Come on, somebody. What am I saying? I’m saying, if all this doesn’t make sense in your head, then let God change your heart and watch what happens. Every head bowed, every eye closed, please be very still at all the locations just for a few minutes, because people are making the decisions that Stephanie made at that prayer, at that Christmas breakfast. If you’re here today, and you’re under conviction, and you need the work of God in your life, you’re only one heartfelt, sincere prayer away from Jesus transforming you, changing you, forgiving you. Would you please have the boldness and the courage to say, «I need forgiving, I need God in my life, and I’m ready to surrender my life to him to be the Lord of my life, and I’m gonna be changed forever». If that’s you, pray this prayer, say:
Jesus, forgive me.

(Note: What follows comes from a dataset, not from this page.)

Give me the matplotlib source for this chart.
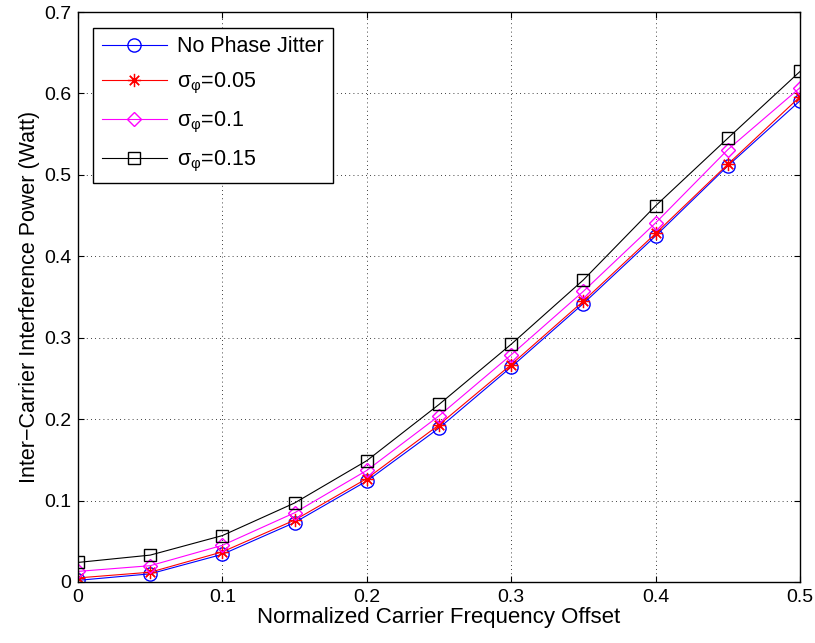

I’m a sinner, I’ve offended you, I’ve walked away from you, and I need my heart cleansed by you. Would you come into my life? Would you be my Lord and my Savior? Jesus, will you change me by your power, by your Spirit? Would you change me today? I surrender my life to who you are, your will. Your will, and your way. It’s because I believe you really are the Son of God, and I believe you died on the cross and you rose from the dead, and today, I put my faith in you. And from this day forward, I’m gonna give you my life, everything I have, in your name I pray, amen and amen.